Testing upload/download bandwidth speeds for verification

Chris Tyler chris at tylers.info
Fri Aug 14 16:42:23 UTC 2009


On Fri, 2009-08-14 at 08:29 -0700, Daniel B. Thurman wrote:
> I have been testing my residential ISP/DSL-Landline
> connections and wanted to make sure that I was getting
> what I am paying for. Supposedly, one can use the various
> website based "speed test" tools to determine their upload
> and download speeds.
> 
> Are these "speed test" tools credible and can they
> be trusted?
> 
> Of the several sites I have tried, they all more or less
> seemed to be in close agreement with one another in
> terms of the bandwidth speeds, i.e. my connection
> speed is quoted at 768KB/s up and 3MB/s down,
> and the farther away from central, the more reduced
> is the speeds are.
> 
> The average speed tools says that I have measured
> speeds of 720-30 KB/s up and 2.0-5MB/s down.
> 
> Why is it however, that when downloading software
> from the various Linux/M$ and other downloads sites
> I am seeing on average, speeds of 200-320(max) KB/s
> and never see anything much faster than that?

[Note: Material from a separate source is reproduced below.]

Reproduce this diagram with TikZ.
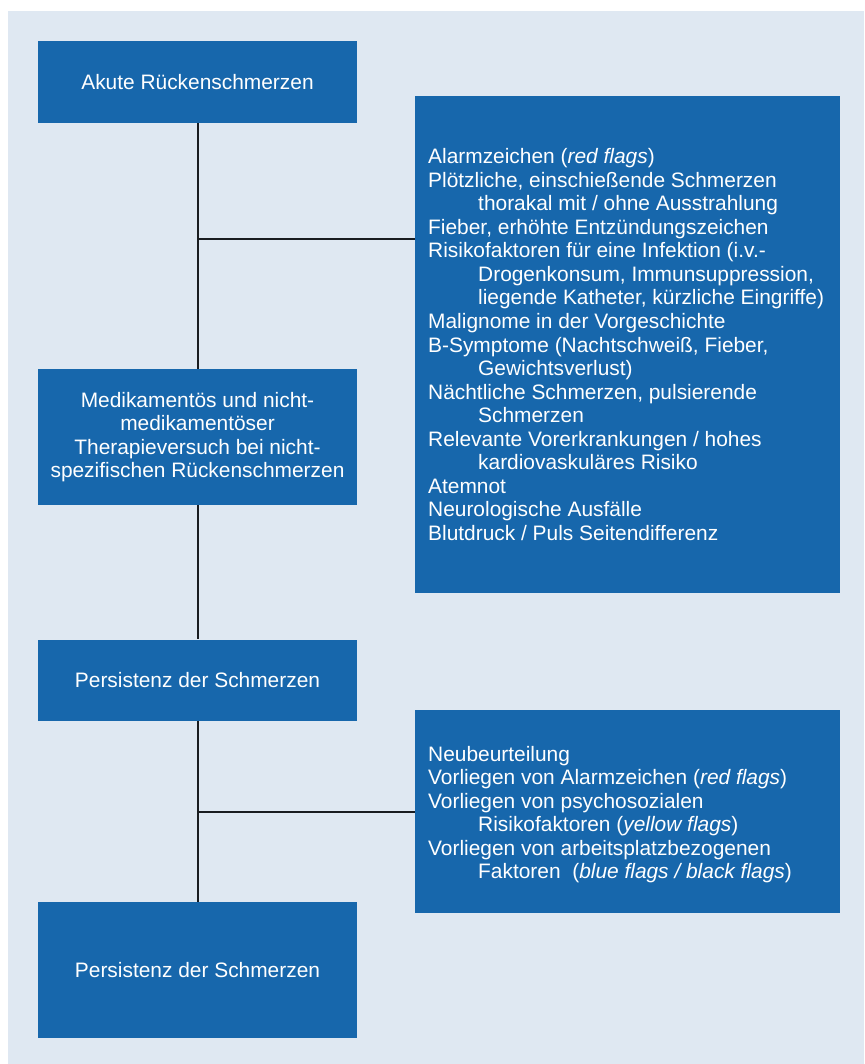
\documentclass[tikz,border=0pt]{standalone}
\usepackage{fontspec}
\setmainfont{Liberation Sans}
\definecolor{boxblue}{RGB}{23,103,172}
\definecolor{bglight}{RGB}{223,232,242}
\definecolor{linedark}{RGB}{25,28,32}
\begin{document}
\begin{tikzpicture}[x=1pt,y=-1pt,
  bluebox/.style={draw=none,fill=boxblue,inner sep=0pt,text=white,align=center,
    font=\fontsize{20.9}{23.5}\selectfont},
  linetext/.style={anchor=base west,inner sep=0pt,text=white,
    font=\fontsize{20.9}{23.5}\selectfont},
  conn/.style={draw=linedark,line width=2pt}]
\useasboundingbox (0,0) rectangle (864,1064);
\fill[bglight] (8,11) rectangle (864,1064);
% left column
\node[bluebox,minimum width=319pt,minimum height=82pt] (b1) at (197.5,82) {Akute Rückenschmerzen};
\node[bluebox,minimum width=319pt,minimum height=136pt] (b2) at (197.5,437)
  {Medikamentös und nicht-\\medikamentöser\\Therapieversuch bei nicht-\\spezifischen Rückenschmerzen};
\node[bluebox,minimum width=319pt,minimum height=81pt] (b3) at (197.5,680) {Persistenz der Schmerzen};
\node[bluebox,minimum width=319pt,minimum height=136pt] (b4) at (197.5,970) {Persistenz der Schmerzen};
% right boxes
\node[bluebox,minimum width=425pt,minimum height=497pt] (r1) at (627.5,344.5) {};
\node[bluebox,minimum width=425pt,minimum height=203pt] (r2) at (627.5,811.5) {};
% text of right box 1
\foreach \t/\ind [count=\i from 0] in {
  {Alarmzeichen (\textit{red flags})}/0,
  {Plötzliche, einschießende Schmerzen}/0,
  {thorakal mit / ohne Ausstrahlung}/1,
  {Fieber, erhöhte Entzündungszeichen}/0,
  {Risikofaktoren für eine Infektion (i.v.-}/0,
  {Drogenkonsum, Immunsuppression,}/1,
  {liegende Katheter, kürzliche Eingriffe)}/1,
  {Malignome in der Vorgeschichte}/0,
  {B-Symptome (Nachtschweiß, Fieber,}/0,
  {Gewichtsverlust)}/1,
  {Nächtliche Schmerzen, pulsierende}/0,
  {Schmerzen}/1,
  {Relevante Vorerkrankungen / hohes}/0,
  {kardiovaskuläres Risiko}/1,
  {Atemnot}/0,
  {Neurologische Ausfälle}/0,
  {Blutdruck / Puls Seitendifferenz}/0}
  \node[linetext] (ra\i) at (428+50*\ind,164+23.5*\i) {\t};
% text of right box 2
\foreach \t/\ind [count=\i from 0] in {
  {Neubeurteilung}/0,
  {Vorliegen von Alarmzeichen (\textit{red flags})}/0,
  {Vorliegen von psychosozialen}/0,
  {Risikofaktoren (\textit{yellow flags})}/1,
  {Vorliegen von arbeitsplatzbezogenen}/0,
  {Faktoren\ \ (\textit{blue flags / black flags})}/1}
  \node[linetext] (rb\i) at (428+50*\ind,761+23.5*\i) {\t};
% connectors
\coordinate (j1) at (197.5,239);
\coordinate (j2) at (197.5,812);
\draw[conn] (b1.south) -- (b2.north);
\draw[conn] (b2.south) -- (b3.north);
\draw[conn] (b3.south) -- (b4.north);
\draw[conn] (j1) -- (j1 -| r1.west);
\draw[conn] (j2) -- (j2 -| r2.west);
\end{tikzpicture}
\end{document}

Yes. 3 megaBITs per second is just over 300 kiloBYTEs per second. There
are 8 bits per byte, plus there's packet and protocol overhead, so a
10:1 ratio between the numbers is normal.

> So, does that mean I am wasting money by going from
> 768KB/s Up / 768KB/s Down to 768KB/s Up / 3MB/s
> Down since I will never obtain download speeds faster
> than the Upload limit of 768KB/s ???

No, if you downgraded to 768 kilobit/sec service you would expect a
maximum download speed of around 75-80 kilobytes per second.